**Objective:** In the entries below, find the line containing "Convert this chart to matplotlib code." and the line containing "plt.rcParams['font.family'] = ['Liberation". Copy those two lines and everything between them exactly, without the pictures.

++++ Data for the task

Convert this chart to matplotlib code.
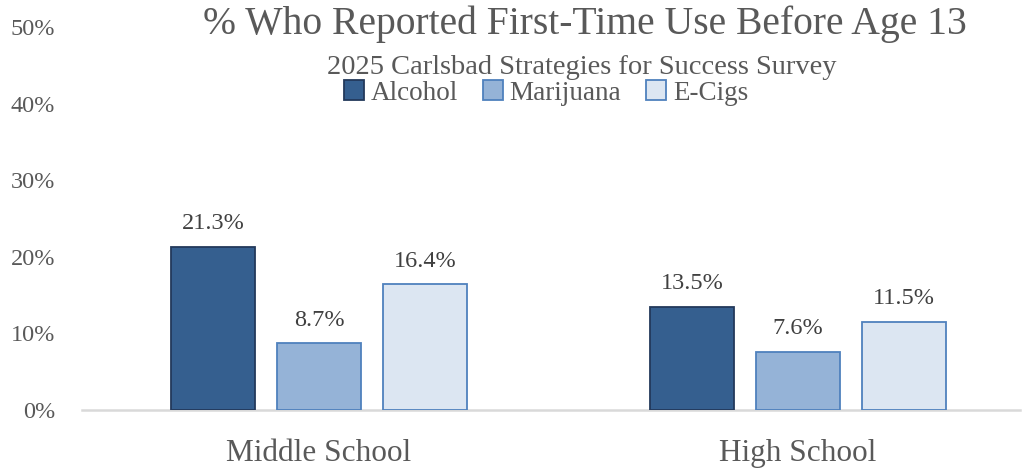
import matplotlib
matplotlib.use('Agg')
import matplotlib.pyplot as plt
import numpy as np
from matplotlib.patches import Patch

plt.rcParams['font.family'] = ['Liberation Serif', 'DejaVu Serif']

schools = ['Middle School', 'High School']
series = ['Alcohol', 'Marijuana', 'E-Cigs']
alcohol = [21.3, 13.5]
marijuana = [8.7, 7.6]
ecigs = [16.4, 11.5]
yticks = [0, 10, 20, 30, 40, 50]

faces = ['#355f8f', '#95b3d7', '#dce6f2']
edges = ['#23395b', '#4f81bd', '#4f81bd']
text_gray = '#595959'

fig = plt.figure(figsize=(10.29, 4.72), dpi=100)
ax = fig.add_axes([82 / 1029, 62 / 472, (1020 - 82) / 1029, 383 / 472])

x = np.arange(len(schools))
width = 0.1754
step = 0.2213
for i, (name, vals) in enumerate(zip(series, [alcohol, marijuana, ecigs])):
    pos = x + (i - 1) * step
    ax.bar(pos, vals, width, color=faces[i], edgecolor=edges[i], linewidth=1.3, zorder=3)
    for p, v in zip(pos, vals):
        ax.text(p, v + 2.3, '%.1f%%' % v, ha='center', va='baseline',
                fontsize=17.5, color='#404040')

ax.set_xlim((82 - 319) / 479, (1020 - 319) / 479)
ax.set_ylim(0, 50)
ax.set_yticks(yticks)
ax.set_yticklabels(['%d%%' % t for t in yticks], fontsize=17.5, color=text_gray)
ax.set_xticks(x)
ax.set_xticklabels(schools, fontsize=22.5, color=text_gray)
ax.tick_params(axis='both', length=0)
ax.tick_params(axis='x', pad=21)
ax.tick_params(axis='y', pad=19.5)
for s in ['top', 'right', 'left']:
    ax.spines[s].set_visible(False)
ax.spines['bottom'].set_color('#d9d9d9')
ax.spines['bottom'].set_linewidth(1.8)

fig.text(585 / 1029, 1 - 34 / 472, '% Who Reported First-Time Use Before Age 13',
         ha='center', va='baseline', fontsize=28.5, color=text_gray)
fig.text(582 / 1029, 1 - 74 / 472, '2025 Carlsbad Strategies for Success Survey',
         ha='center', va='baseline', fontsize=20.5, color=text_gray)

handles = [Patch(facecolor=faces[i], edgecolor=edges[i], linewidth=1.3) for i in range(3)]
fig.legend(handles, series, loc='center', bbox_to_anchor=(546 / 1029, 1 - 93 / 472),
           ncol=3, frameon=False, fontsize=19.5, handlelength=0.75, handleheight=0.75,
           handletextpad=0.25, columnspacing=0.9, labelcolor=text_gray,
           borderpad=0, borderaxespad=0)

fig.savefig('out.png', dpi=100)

++++++++
++++ Data for the task

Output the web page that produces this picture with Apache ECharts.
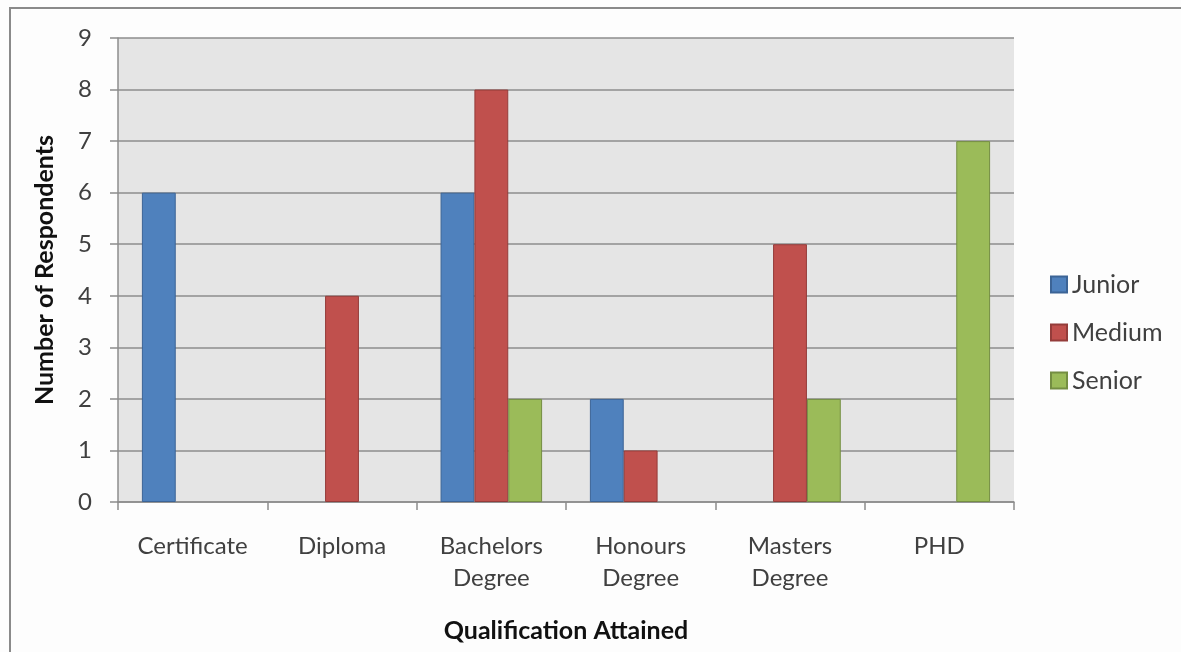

++++++++

**Reply to the exercise:**
Convert this chart to matplotlib code.
import matplotlib
matplotlib.use('Agg')
import matplotlib.pyplot as plt
import numpy as np
from matplotlib.patches import Patch

plt.rcParams['font.family'] = ['Liberation Serif', 'DejaVu Serif']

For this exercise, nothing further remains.